The static and dynamic friction characteristics of a steel pin on injection molded polyoxymethylene homopolymer disk system were studied under both lubricated and dry contact conditions. Samples were tested at externally-applied normal loads ranging from 20 to 160 N. Under dry test conditions, friction coefficients displayed two distinct regions with very low friction coefficients at low loads and rising to approximately 0.7 (static) and 0.6 (dynamic) at loads above 60N. This phenomenon is attributed to an enhanced contribution of the ploughing friction mechanism at higher loads. As load increases, the pin penetrates through the injection mold-induced skin layer and into the core.
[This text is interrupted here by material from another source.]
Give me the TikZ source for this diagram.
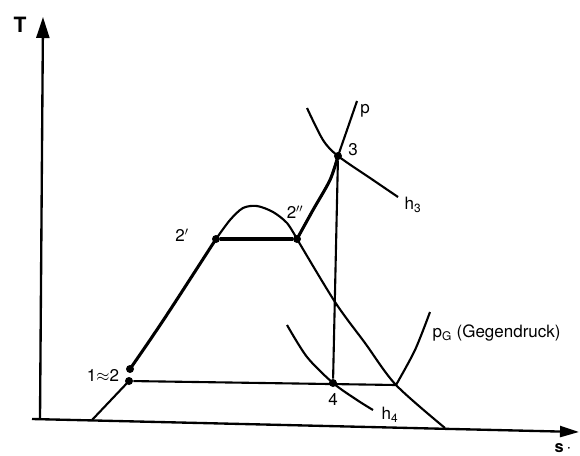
\documentclass[tikz,border=0pt]{standalone}
\usepackage{fontspec}
\setmainfont{TeX Gyre Heros}
\usetikzlibrary{positioning, arrows.meta}
\tikzset{every picture/.append style={thick}}
\tikzset{
  zustand/.style={circle, fill=black, inner sep=0pt, minimum size=2.4mm},
  kurve/.style={line width=1.8pt},
  prozess/.style={line width=2.6pt},
  achse/.style={line width=2pt},
  beschr/.style={font=\fontsize{14.5}{16}\selectfont, inner sep=1pt},
}

\begin{document}
\begin{tikzpicture}[x=0.3mm, y=0.3mm]
        \useasboundingbox (0,0) rectangle (580,455);
        % ----------------------------------------------------
        % Axes T, s
        % ----------------------------------------------------
        \coordinate (T0) at (40,36);
        \coordinate (T1) at (43,438);
        \coordinate (s0) at (32,36);
        \coordinate (s1) at (579,23);
        \draw[achse, -{Triangle[length=6.3mm, width=3.9mm]}] (T0) -- (T1);
        \draw[achse, -{Triangle[length=5.7mm, width=3.3mm]}] (s0) -- (s1);
        \node[font=\fontsize{18}{20}\selectfont\bfseries] (labT) at (20,430) {T};
        \node[beschr, font=\fontsize{14}{16}\selectfont\bfseries] (labs) at (563,7) {s\,$\cdot$};

        % ----------------------------------------------------
        % State points
        % ----------------------------------------------------
        \node[zustand] (p1) at (130,86) {};
        \node[zustand] (p2) at (129,74) {};
        \node[zustand] (p2a) at (216,216) {};
        \node[zustand] (p2b) at (297,216) {};
        \node[zustand] (p3) at (338,299) {};
        \node[zustand] (p4) at (333,72) {};
        \coordinate (g) at (396,70);

        % Saturation dome
        \draw[kurve] (92,35) -- (p2.center);
        \draw[kurve] plot[smooth] coordinates {(p2a.center) (230,235) (243,247) (257,249) (273,243) (287,232) (p2b.center)};
        \draw[kurve] plot[smooth] coordinates {(p2b.center) (335,153) (365,112) (g) (445,27)};

        % Isobar p, isenthalps h_3, h_4, isobar p_G
        \draw[kurve] plot[smooth] coordinates {(p2b.center) (313,245) (330,275) (p3.center) (347,325) (357,354)};
        \draw[kurve] plot[smooth] coordinates {(307,347) (323,315) (p3.center) (373,275) (398,258)};
        \draw[kurve] plot[smooth] coordinates {(287,130) (307,98) (p4.center) (357,55) (373,45)};
        \draw[kurve] plot[smooth] coordinates {(g) (415,105) (430,143)};

        % Process 1 - 2' - 2'' - 3 - 4, 2 - p_G
        \draw[prozess] plot[smooth] coordinates {(p1.center) (150,115) (172,148) (p2a.center)};
        \draw[prozess] (p2a) -- (p2b);
        \draw[prozess] plot[smooth] coordinates {(p2b.center) (313,245) (330,275) (p3.center)};
        \draw[kurve] (p3) -- (p4);
        \draw[kurve] (p2) -- (g);

        % Labels
        \node[beschr] (lab1) at (103,80) {1$\approx$2};
        \node[beschr] (lab2a) at (182,220) {2$'$};
        \node[beschr] (lab2b) at (295,243) {2$''$};
        \node[beschr] (lab3) at (353,305) {3};
        \node[beschr, below=1.2mm of p4] (lab4) {4};
        \node[beschr] (labp) at (365,344) {p};
        \node[beschr] (labh3) at (413,250) {h\textsubscript{3}};
        \node[beschr] (labh4) at (390,40) {h\textsubscript{4}};
        \node[beschr, anchor=west] (labpG) at (431,122) {p\textsubscript{G} (Gegendruck)};
\end{tikzpicture}
\end{document}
At loads lower than 60 N, however, the pin does not significantly penetrate the disk during the test and the adhesive mechanism dominates the tribological properties. Additional tests were performed in order to determine the effects of a lithium soap thickened, low viscosity, synthetic hydrocarbon grease. The average static and dynamic friction coefficients for the lubricated interface were found to be 0.031 ± 0.01 and 0.027 ± 0.01, respectively. The friction coefficients exhibited a linear dependence on the load. This result indicates a shift from the more optimal elastohydrodynamic lubrication regime at lower loads to a mixed lubrication regime and a behavior closer to dry contact at higher loads. Results are interpreted in light of the principal static and dynamic friction mechanisms.